When I was first planning to do a yoga teacher training, I was thinking of it as a requirement to fill, a piece of paper to achieve. I am very good at school and at filling requirements. I knew I wanted to teach yoga, and this was the credential that would allow me to do that. I was not thinking of a yoga teacher training program as a transformation or a journey. Yoga teacher training isn’t like taking a course on web design or something; it’s not just developing some specific skill. It includes that, but that’s not all it is. When I began this program in March, I was not a yoga teacher. Now I am one. The piece of paper I received this weekend isn’t what makes me a yoga teacher, it’s just a recognition of what’s happened: I am a different person now than I was ten months ago. I think this is part of why this weekend was so emotional for me. I wasn’t just receiving a certificate, I was acknowledging a major transformation in my life and the end of a process that’s meant a lot to me. This weekend also marked the beginning of something new as I look ahead to what may be next for me as a teacher. I was also saying goodbye to a group of people I’ve come to love – even though I may see them again at the yoga center, and some of them I may even see often, we won’t really be together in the same way again. These are big, emotional things.
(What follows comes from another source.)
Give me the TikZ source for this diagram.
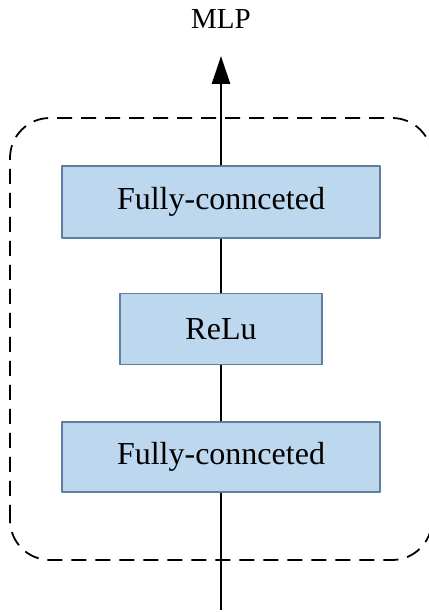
\documentclass[tikz,border=0pt]{standalone}
\usepackage{fontspec}
\setmainfont{Liberation Serif}
\usetikzlibrary{arrows.meta, positioning}

\definecolor{boxfill}{RGB}{189,215,238}
\definecolor{boxline}{RGB}{96,126,162}

\begin{document}
\begin{tikzpicture}[x=1pt, y=1pt, line join=round,
    layer/.style={draw=boxline, fill=boxfill, line width=1.8pt, inner sep=0pt,
      font=\fontsize{32}{38}\selectfont},
    flow/.style={line width=2.6pt}]
      \useasboundingbox (0,0) rectangle (428,612);
      % outer dashed frame
      \draw[line width=1.8pt, dash pattern=on 15pt off 9pt, rounded corners=40pt]
        (10,52) rectangle (432,494);
      \coordinate (in) at (221,2);
      \coordinate (out) at (221,556);
      \node[layer, minimum width=318pt, minimum height=70pt] (fc1) at (221,155) {Fully-connceted};
      \node[layer, minimum width=202pt, minimum height=71pt] (relu) at (221,283) {ReLu};
      \node[layer, minimum width=318pt, minimum height=72pt] (fc2) at (221,410) {Fully-connceted};
      \node[font=\fontsize{29}{34}\selectfont] (mlp) at (221,593) {MLP};
      \draw[flow] (in) -- (fc1.south);
      \draw[flow] (fc1.north) -- (relu.south);
      \draw[flow] (relu.north) -- (fc2.south);
      \draw[flow, -{Triangle[length=28pt, width=18pt]}] (fc2.north) -- (out);
\end{tikzpicture}
\end{document}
I just want to say here that I really appreciate everything that N and J have done for us, and everything I’ve learned from my classmates. I also want to say that I appreciate all the support and love that F has given me throughout this process. He never said no, he never complained, he just made room for more (more yoga classes; more time for me to do my homework and write papers and work on the blog; more people in our house at my home yoga class every week, and even more beyond that), and he always made it a priority, because it was important to me. I feel incredibly grateful for the gift of the past ten months.